* REQUIREMENT *
Reproduce the listing below character for character; drop every image.

* DATA SEGMENT *
--- BEGIN ---

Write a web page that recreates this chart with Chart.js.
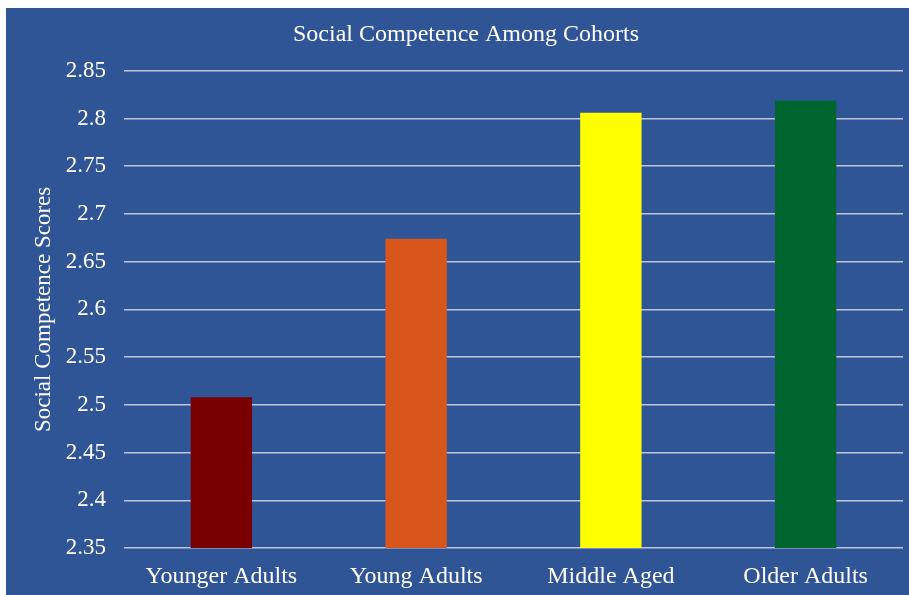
<!DOCTYPE html>
<html>
<head>
<meta charset="utf-8">
<script src="https://cdn.jsdelivr.net/npm/chart.js@4/dist/chart.umd.min.js"></script>
<style>
  html, body { margin: 0; padding: 0; background: #ffffff; }
  #wrap {
    position: absolute;
    left: 6px;
    top: 8px;
    width: 903px;
    height: 587px;
    background: #2F5597;
  }
</style>
</head>
<body>
<div id="wrap"><canvas id="barChart"></canvas></div>
<script>
// Cohort labels and mean scores
var cohorts = ['Younger Adults', 'Young Adults', 'Middle Aged', 'Older Adults'];
var scores = [2.508, 2.674, 2.806, 2.819];
var barColors = ['#780000', '#D8561B', '#FFFF00', '#00652F'];

var serif = '"Liberation Serif", "Times New Roman", serif';

var ctx = document.getElementById('barChart').getContext('2d');

var barChart = new Chart(ctx, {
  type: 'bar',
  data: {
    labels: cohorts,
    datasets: [
      {
        label: 'Social Competence Scores',
        data: scores,
        backgroundColor: barColors,
        borderWidth: 0,
        barPercentage: 0.315,
        categoryPercentage: 1
      }
    ]
  },
  options: {
    responsive: true,
    maintainAspectRatio: false,
    animation: false,
    layout: {
      padding: { top: 0, right: 6, bottom: 0, left: 23 }
    },
    plugins: {
      legend: { display: false },
      tooltip: { enabled: false },
      title: {
        display: true,
        text: 'Social Competence Among Cohorts',
        color: '#ffffff',
        font: { family: serif, size: 24, weight: 'normal' },
        padding: { top: 12, bottom: 22 }
      }
    },
    scales: {
      x: {
        grid: { display: false, drawTicks: false },
        border: { display: false },
        ticks: {
          color: '#ffffff',
          font: { family: serif, size: 24 },
          padding: 14,
          maxRotation: 0
        },
        afterFit: function (scale) { scale.height = 47; }
      },
      y: {
        min: 2.35,
        max: 2.85,
        grid: { color: '#BCC5DA', lineWidth: 1.5, drawTicks: false },
        border: { display: false },
        ticks: {
          stepSize: 0.05,
          color: '#ffffff',
          font: { family: serif, size: 23 },
          padding: 18,
          callback: function (v) { return parseFloat(v.toFixed(2)).toString(); }
        },
        title: {
          display: true,
          text: 'Social Competence Scores',
          color: '#ffffff',
          font: { family: serif, size: 23, weight: 'normal' },
          padding: { top: 1, bottom: 0 }
        },
        afterFit: function (scale) { scale.width = 95; }
      }
    }
  }
});
</script>
</body>
</html>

--- END ---

* EXERCISE RESULT *
Write a web page that recreates this chart with Chart.js.
<!DOCTYPE html>
<html>
<head>
<meta charset="utf-8">
<script src="https://cdn.jsdelivr.net/npm/chart.js@4/dist/chart.umd.min.js"></script>
<style>
  html, body { margin: 0; padding: 0; background: #ffffff; }
  #wrap {
    position: absolute;
    left: 6px;
    top: 8px;
    width: 903px;
    height: 587px;
    background: #2F5597;
  }
</style>
</head>
<body>
<div id="wrap"><canvas id="barChart"></canvas></div>
<script>
// Cohort labels and mean scores
var cohorts = ['Younger Adults', 'Young Adults', 'Middle Aged', 'Older Adults'];
var scores = [2.508, 2.674, 2.806, 2.819];
var barColors = ['#780000', '#D8561B', '#FFFF00', '#00652F'];

var serif = '"Liberation Serif", "Times New Roman", serif';

var ctx = document.getElementById('barChart').getContext('2d');

var barChart = new Chart(ctx, {
  type: 'bar',
  data: {
    labels: cohorts,
    datasets: [
      {
        label: 'Social Competence Scores',
        data: scores,
        backgroundColor: barColors,
        borderWidth: 0,
        barPercentage: 0.315,
        categoryPercentage: 1
      }
    ]
  },
  options: {
    responsive: true,
    maintainAspectRatio: false,
    animation: false,
    layout: {
      padding: { top: 0, right: 6, bottom: 0, left: 23 }
    },
    plugins: {
      legend: { display: false },
      tooltip: { enabled: false },
      title: {
        display: true,
        text: 'Social Competence Among Cohorts',
        color: '#ffffff',
        font: { family: serif, size: 24, weight: 'normal' },
        padding: { top: 12, bottom: 22 }
      }
    },
    scales: {
      x: {
        grid: { display: false, drawTicks: false },
        border: { display: false },
        ticks: {
          color: '#ffffff',
          font: { family: serif, size: 24 },
          padding: 14,
          maxRotation: 0
        },
        afterFit: function (scale) { scale.height = 47; }
      },
      y: {
        min: 2.35,
        max: 2.85,
        grid: { color: '#BCC5DA', lineWidth: 1.5, drawTicks: false },
        border: { display: false },
        ticks: {
          stepSize: 0.05,
          color: '#ffffff',
          font: { family: serif, size: 23 },
          padding: 18,
          callback: function (v) { return parseFloat(v.toFixed(2)).toString(); }
        },
        title: {
          display: true,
          text: 'Social Competence Scores',
          color: '#ffffff',
          font: { family: serif, size: 23, weight: 'normal' },
          padding: { top: 1, bottom: 0 }
        },
        afterFit: function (scale) { scale.width = 95; }
      }
    }
  }
});
</script>
</body>
</html>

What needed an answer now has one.